--- Start ---

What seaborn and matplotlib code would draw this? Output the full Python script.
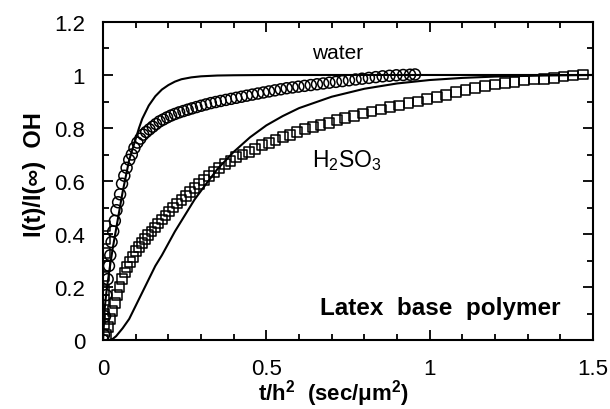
import numpy as np
import pandas as pd
import matplotlib
matplotlib.use("Agg")
import matplotlib.pyplot as plt
from matplotlib.ticker import MultipleLocator
import seaborn as sns

# ---- data ----
water_x = [0.000, 0.003, 0.006, 0.010, 0.014, 0.018, 0.022, 0.026, 0.031, 0.036,
           0.041, 0.046, 0.052, 0.058, 0.065, 0.072, 0.080, 0.088, 0.096, 0.105,
           0.114, 0.123, 0.132, 0.142, 0.152, 0.162, 0.173, 0.184, 0.196, 0.208,
           0.220, 0.233, 0.246, 0.259, 0.272, 0.286, 0.300, 0.315, 0.330, 0.345,
           0.360, 0.376, 0.392, 0.408, 0.424, 0.440, 0.457, 0.474, 0.491, 0.508,
           0.526, 0.544, 0.562, 0.580, 0.598, 0.617, 0.636, 0.655, 0.674, 0.693,
           0.713, 0.733, 0.753, 0.773, 0.793, 0.814, 0.835, 0.856, 0.877, 0.898,
           0.919, 0.940, 0.955]
water_y = [0.00, 0.02, 0.09, 0.17, 0.23, 0.28, 0.32, 0.37, 0.41, 0.45,
           0.49, 0.52, 0.55, 0.59, 0.62, 0.65, 0.68, 0.70, 0.725, 0.745,
           0.76, 0.775, 0.785, 0.795, 0.805, 0.815, 0.825, 0.832, 0.84, 0.847,
           0.853, 0.859, 0.864, 0.869, 0.874, 0.879, 0.884, 0.889, 0.894, 0.898,
           0.902, 0.906, 0.910, 0.914, 0.918, 0.922, 0.926, 0.930, 0.934, 0.938,
           0.942, 0.946, 0.950, 0.953, 0.956, 0.959, 0.962, 0.965, 0.968, 0.971,
           0.974, 0.977, 0.980, 0.983, 0.986, 0.989, 0.992, 0.995, 0.997, 0.999,
           1.000, 1.001, 1.002]

acid_x = [0.002, 0.003, 0.003, 0.004, 0.004, 0.005, 0.005, 0.006, 0.006,
          0.000, 0.008, 0.015, 0.022, 0.029, 0.036, 0.043, 0.050, 0.058, 0.066,
          0.074, 0.082, 0.091, 0.100, 0.109, 0.118, 0.128, 0.138, 0.148, 0.158,
          0.169, 0.180, 0.191, 0.203, 0.215, 0.227, 0.240, 0.253, 0.266, 0.280,
          0.294, 0.309, 0.324, 0.340, 0.356, 0.373, 0.390, 0.408, 0.427, 0.446,
          0.466, 0.486, 0.507, 0.528, 0.550, 0.572, 0.595, 0.618, 0.642, 0.666,
          0.691, 0.716, 0.742, 0.768, 0.795, 0.822, 0.850, 0.878, 0.906, 0.935,
          0.964, 0.993, 1.022, 1.050, 1.080, 1.110, 1.140, 1.170, 1.200, 1.230,
          1.260, 1.290, 1.320, 1.350, 1.380, 1.410, 1.440, 1.470]
acid_y = [0.06, 0.10, 0.15, 0.19, 0.24, 0.28, 0.33, 0.38, 0.43,
          0.00, 0.02, 0.05, 0.08, 0.11, 0.14, 0.17, 0.20, 0.23, 0.255,
          0.275, 0.295, 0.315, 0.335, 0.35, 0.365, 0.38, 0.395, 0.41, 0.425,
          0.44, 0.455, 0.47, 0.485, 0.50, 0.515, 0.53, 0.545, 0.56, 0.575,
          0.59, 0.605, 0.62, 0.635, 0.65, 0.665, 0.675, 0.69, 0.70, 0.71,
          0.72, 0.735, 0.745, 0.755, 0.765, 0.775, 0.785, 0.795, 0.805, 0.812,
          0.82, 0.83, 0.838, 0.846, 0.855, 0.862, 0.87, 0.878, 0.885, 0.893,
          0.90, 0.908, 0.917, 0.926, 0.935, 0.943, 0.951, 0.958, 0.964, 0.970,
          0.975, 0.979, 0.983, 0.986, 0.990, 0.994, 0.998, 1.002]

water_fit_x = [0.0, 0.005, 0.01, 0.02, 0.03, 0.04, 0.05, 0.06, 0.07, 0.08, 0.09, 0.10,
               0.11, 0.12, 0.13, 0.14, 0.16, 0.18, 0.20, 0.22, 0.24, 0.27, 0.30,
               0.35, 0.40, 0.50, 0.70, 1.00, 1.50]
water_fit_y = [0.0, 0.12, 0.18, 0.27, 0.35, 0.42, 0.49, 0.56, 0.62, 0.68, 0.72, 0.76,
               0.80, 0.835, 0.86, 0.885, 0.92, 0.945, 0.962, 0.975, 0.984, 0.991, 0.995,
               0.998, 0.999, 1.0, 1.0, 1.0, 1.0]

acid_fit_x = [0.0, 0.02, 0.03, 0.04, 0.05, 0.06, 0.08, 0.10, 0.12, 0.14, 0.16, 0.18,
              0.20, 0.22, 0.25, 0.28, 0.31, 0.35, 0.40, 0.45, 0.50, 0.55, 0.60, 0.70,
              0.80, 0.90, 1.00, 1.10, 1.20, 1.35, 1.50]
acid_fit_y = [0.0, 0.0, 0.005, 0.015, 0.03, 0.045, 0.08, 0.13, 0.18, 0.23, 0.28, 0.32,
              0.365, 0.41, 0.47, 0.53, 0.58, 0.645, 0.71, 0.765, 0.81, 0.845, 0.875, 0.918,
              0.948, 0.968, 0.981, 0.989, 0.994, 0.998, 1.0]

x_ticks = [0, 0.5, 1, 1.5]
x_ticklabels = ['0', '0.5', '1', '1.5']
y_ticks = [0, 0.2, 0.4, 0.6, 0.8, 1.0, 1.2]
y_ticklabels = ['0', '0.2', '0.4', '0.6', '0.8', '1', '1.2']

# ---- plotting ----
sns.set_style("ticks", {"axes.edgecolor": "black", "text.color": "black",
                        "axes.labelcolor": "black", "xtick.color": "black",
                        "ytick.color": "black"})
plt.rcParams['font.family'] = ['Liberation Sans', 'DejaVu Sans']
plt.rcParams['mathtext.fontset'] = 'custom'
plt.rcParams['mathtext.rm'] = 'Liberation Sans'
plt.rcParams['mathtext.it'] = 'Liberation Sans:italic'
plt.rcParams['mathtext.bf'] = 'Liberation Sans:bold'

fig = plt.figure(figsize=(6.1, 4.1), dpi=100)
ax = fig.add_axes([0.169, 0.168, 0.803, 0.776])

sns.lineplot(x=water_fit_x, y=water_fit_y, ax=ax, color='black', lw=1.5,
             estimator=None, sort=False)
sns.lineplot(x=acid_fit_x, y=acid_fit_y, ax=ax, color='black', lw=1.5,
             estimator=None, sort=False)
sns.scatterplot(x=water_x, y=water_y, ax=ax, marker='o', s=62,
                facecolor='none', edgecolor='black', linewidth=1.1, zorder=3)
sns.scatterplot(x=acid_x, y=acid_y, ax=ax, marker='s', s=50,
                facecolor='none', edgecolor='black', linewidth=1.1, zorder=3)

ax.set_xlim(0, 1.5)
ax.set_ylim(0, 1.2)
ax.xaxis.set_minor_locator(MultipleLocator(0.1))
ax.yaxis.set_minor_locator(MultipleLocator(0.1))
ax.set_xticks(x_ticks)
ax.set_xticklabels(x_ticklabels)
ax.set_yticks(y_ticks)
ax.set_yticklabels(y_ticklabels)
ax.tick_params(which='both', direction='in', top=True, right=True,
               labelsize=16, width=1.3, pad=13, colors='black')
ax.tick_params(which='major', length=7)
ax.tick_params(which='minor', length=4)
for s in ax.spines.values():
    s.set_linewidth(1.5)
    s.set_visible(True)
    s.set_color('black')

ax.set_xlabel('t/h$^\\mathbf{2}$  (sec/\u03bcm$^\\mathbf{2}$)', fontsize=16,
              fontweight='bold', labelpad=0, color='black')
ax.xaxis.set_label_coords(0.47, -0.165)
ax.xaxis.label.set_va('center')
ax.set_ylabel('I(t)/I(\u221e)  OH', fontsize=17, fontweight='bold', color='black')
ax.yaxis.set_label_coords(-0.116, 0.525)

ax.text(0.64, 1.065, 'water', fontsize=15, ha='left', va='baseline', color='black')
ax.text(0.64, 0.655, 'H$_\\mathrm{2}$SO$_\\mathrm{3}$', fontsize=16.5, ha='left',
        va='baseline', color='black')
ax.text(1.40, 0.098, 'Latex  base  polymer', fontsize=17.5, fontweight='bold',
        ha='right', va='baseline', color='black')

fig.savefig('out.png', dpi=100)
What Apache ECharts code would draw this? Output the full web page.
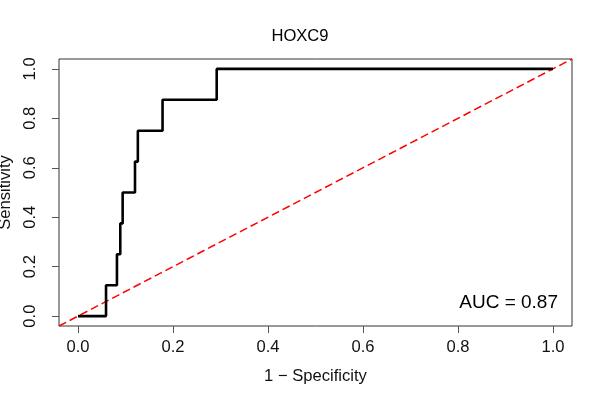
<!DOCTYPE html>
<html lang="en">
<head>
    <meta charset="UTF-8"/>
    <script src="https://cdn.jsdelivr.net/npm/echarts@6/dist/echarts.min.js"></script>
</head>
<body style="margin:0;background:#fff;">

<div id="main" style="width: 600px;height:400px;"></div>

<script type="text/javascript">
    // ROC points (1 - specificity, sensitivity)
    var fpr = [0, 0.059, 0.082, 0.089, 0.094, 0.120, 0.126, 0.178, 0.292, 1.0];
    var tpr = [0, 0.125, 0.250, 0.375, 0.500, 0.625, 0.750, 0.875, 1.000, 1.0];
    var tickValues = [0, 0.2, 0.4, 0.6, 0.8, 1.0];
    var aucText = 'AUC = 0.87';
    var chartTitle = 'HOXC9';

    var FONT = '"Liberation Sans", Arial, sans-serif';
    var FS = 16.6;

    var rocData = fpr.map(function (x, i) { return [x, tpr[i]]; });

    var myChart = echarts.init(document.getElementById('main'));

    var options = {
        animation: false,
        textStyle: { fontFamily: FONT },
        title: {
            text: chartTitle,
            left: 'center',
            top: 28,
            padding: 0,
            textStyle: { fontSize: FS, fontWeight: 'normal', color: '#000', fontFamily: FONT }
        },
        grid: {
            left: 59, right: 28, top: 59, bottom: 74,
            containLabel: false,
            outerBoundsMode: 'none',
            show: true,
            borderColor: '#333',
            borderWidth: 1
        },
        xAxis: {
            type: 'value',
            min: -0.04,
            max: 1.04,
            splitLine: { show: false },
            axisLine: { show: false, onZero: false },
            axisTick: {
                show: true, inside: false, length: 7, customValues: tickValues,
                lineStyle: { color: '#555' }
            },
            axisLabel: {
                customValues: tickValues,
                formatter: function (v) { return v.toFixed(1); },
                fontSize: FS, color: '#111', margin: 13, fontFamily: FONT
            },
            name: '1 \u2212 Specificity',
            nameLocation: 'middle',
            nameGap: 42,
            nameTextStyle: { fontSize: FS, color: '#111', fontFamily: FONT }
        },
        yAxis: {
            type: 'value',
            min: -0.04,
            max: 1.04,
            splitLine: { show: false },
            axisLine: { show: false, onZero: false },
            axisTick: {
                show: true, inside: false, length: 7, customValues: tickValues,
                lineStyle: { color: '#555' }
            },
            axisLabel: {
                customValues: tickValues,
                formatter: function (v) { return v.toFixed(1); },
                rotate: 90,
                fontSize: FS, color: '#111', margin: 20, fontFamily: FONT
            },
            name: 'Sensitivity',
            nameLocation: 'middle',
            nameGap: 41,
            nameTextStyle: { fontSize: FS, color: '#111', fontFamily: FONT }
        },
        graphic: [{
            type: 'text',
            x: 558,
            y: 303,
            style: {
                text: aucText,
                align: 'right',
                verticalAlign: 'middle',
                fontSize: 19,
                fontFamily: FONT,
                fill: '#000'
            }
        }],
        series: [
            {
                name: 'diagonal',
                type: 'line',
                data: [[-0.04, -0.04], [1.04, 1.04]],
                symbol: 'none',
                silent: true,
                lineStyle: { color: '#ff0000', width: 1.5, type: [8, 4] },
                z: 2
            },
            {
                name: 'ROC',
                type: 'line',
                step: 'end',
                data: rocData,
                symbol: 'none',
                lineStyle: { color: '#000', width: 2.6 },
                z: 3
            }
        ]
    };

    myChart.setOption(options);
</script>

</body>
</html>
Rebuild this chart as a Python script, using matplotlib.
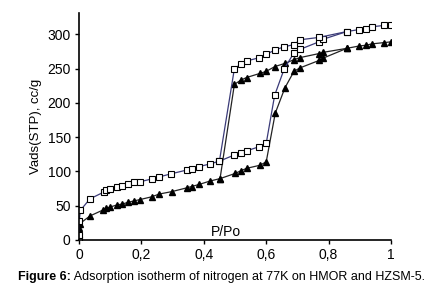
import numpy as np
import matplotlib.pyplot as plt

plt.rcParams['font.family'] = ['Liberation Sans', 'DejaVu Sans']

# HMOR (open squares)
hmor_ads_x = [0, 0, 0.001, 0.004, 0.035, 0.08, 0.087, 0.099, 0.121, 0.139, 0.158, 0.176,
              0.196, 0.233, 0.257, 0.295, 0.345, 0.361, 0.385, 0.42, 0.45, 0.498, 0.518,
              0.537, 0.577, 0.6, 0.627, 0.658, 0.689, 0.708, 0.769, 0.781, 0.858, 0.898,
              0.919, 0.938, 0.979, 1.0]
hmor_ads_y = [0, 7, 28, 43, 60, 70, 73, 75, 77, 79, 82, 84,
              85, 89, 92, 96.5, 102, 104, 107, 111, 115, 124, 127,
              130, 136, 141, 211, 250, 273, 278, 289, 292.6, 304, 307,
              308, 311, 313, 314]
hmor_des_x = [0.858, 0.769, 0.708, 0.69, 0.658, 0.628, 0.6, 0.578, 0.537, 0.518, 0.498, 0.45]
hmor_des_y = [304, 295.5, 292, 285, 282, 277, 271, 266, 261, 256, 250, 115]

# HZSM-5 (filled triangles)
hzsm_ads_x = [0, 0, 0, 0, 0, 0.003, 0.035, 0.078, 0.087, 0.099, 0.121, 0.139, 0.158,
              0.176, 0.196, 0.233, 0.257, 0.297, 0.345, 0.361, 0.385, 0.42, 0.452, 0.5,
              0.519, 0.537, 0.58, 0.6, 0.629, 0.66, 0.689, 0.708, 0.77, 0.781, 0.858,
              0.898, 0.919, 0.938, 0.979, 1.0]
hzsm_ads_y = [1, 4, 8, 13, 17, 24, 35, 44, 46, 48, 51, 52.5, 55,
              57, 59, 63, 67, 70.5, 76, 78, 81, 86, 89.5, 97,
              101, 104.5, 109, 114, 185, 222, 246, 251, 262, 265, 279.5,
              283, 284, 286, 288, 289]
hzsm_des_x = [0.858, 0.781, 0.77, 0.708, 0.689, 0.66, 0.628, 0.6, 0.58, 0.537, 0.518, 0.498, 0.452]
hzsm_des_y = [279.5, 273.6, 272, 266, 263, 257.6, 253, 246, 243, 237, 233, 227, 89.5]

fig = plt.figure(figsize=(4.39, 2.97), dpi=100)
ax = fig.add_axes([0.18, 0.192, 0.7107, 0.764])

sq = dict(marker='s', ms=4.3, mfc='white', mec='black', mew=0.8, color='#3a3a78', lw=0.9)
tr = dict(marker='^', ms=4.8, mfc='black', mec='black', color='#222222', lw=0.9)

ax.plot(hzsm_ads_x, hzsm_ads_y, **tr)
ax.plot(hzsm_des_x, hzsm_des_y, **tr)
ax.plot(hmor_ads_x, hmor_ads_y, **sq)
ax.plot(hmor_des_x, hmor_des_y, **sq)

ax.set_xlim(0, 1)
ax.set_ylim(0, 331)
ax.set_xticks([0, 0.2, 0.4, 0.6, 0.8, 1])
ax.set_xticklabels(['0', '0,2', '0,4', '0,6', '0,8', '1'])
ax.set_yticks([0, 50, 100, 150, 200, 250, 300])
ax.spines['top'].set_visible(False)
ax.spines['right'].set_visible(False)
for s in ['left', 'bottom']:
    ax.spines[s].set_linewidth(1.2)
    ax.spines[s].set_clip_on(False)
ax.tick_params(direction='out', length=3, width=1, labelsize=10, pad=3)

ax.set_ylabel('Vads(STP), cc/g', fontsize=9.5, labelpad=4)
ax.text(0.47, 2, 'P/Po', fontsize=10, ha='center', va='bottom')

# caption: bold label followed by regular text
t1 = fig.text(0.041, 0.057, 'Figure 6:', fontsize=9, fontweight='bold', va='baseline')
r = fig.canvas.get_renderer()
bb = t1.get_window_extent(r).transformed(fig.transFigure.inverted())
fig.text(bb.x1, 0.057, ' Adsorption isotherm of nitrogen at 77K on HMOR and HZSM-5.',
         fontsize=9, va='baseline')

fig.savefig('out.png', dpi=100)
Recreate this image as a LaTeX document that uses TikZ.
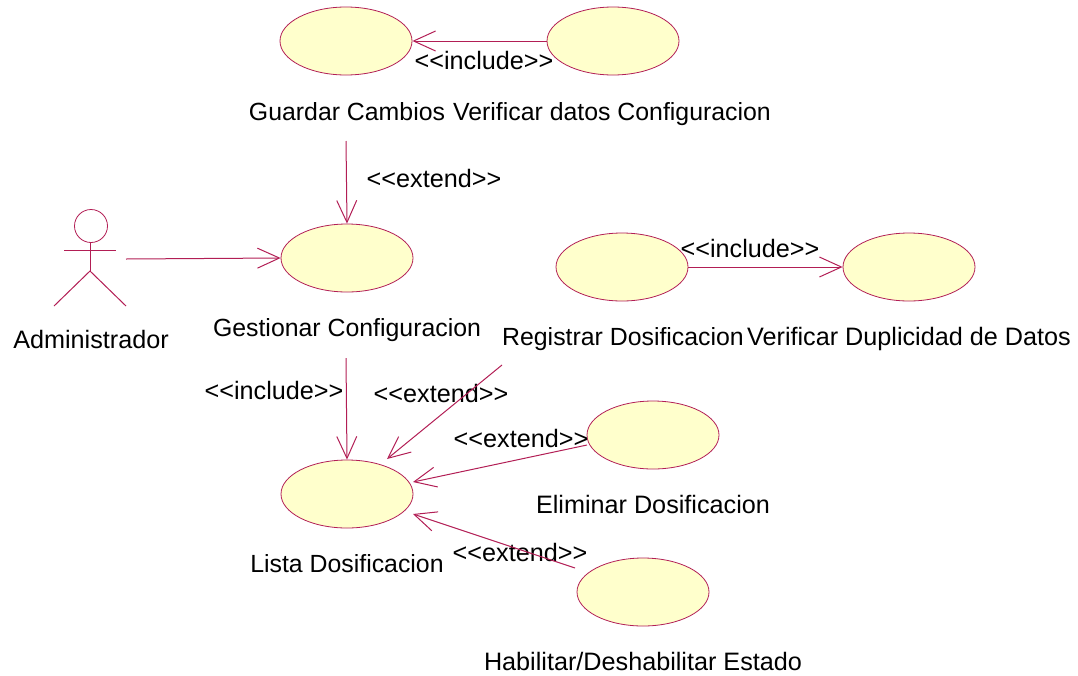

--- End ---

* **Problem requirements**:
Gather all lines from the listing above in which "seaborn" occurs.

* **Expected output**:
What seaborn and matplotlib code would draw this? Output the full Python script.
import seaborn as sns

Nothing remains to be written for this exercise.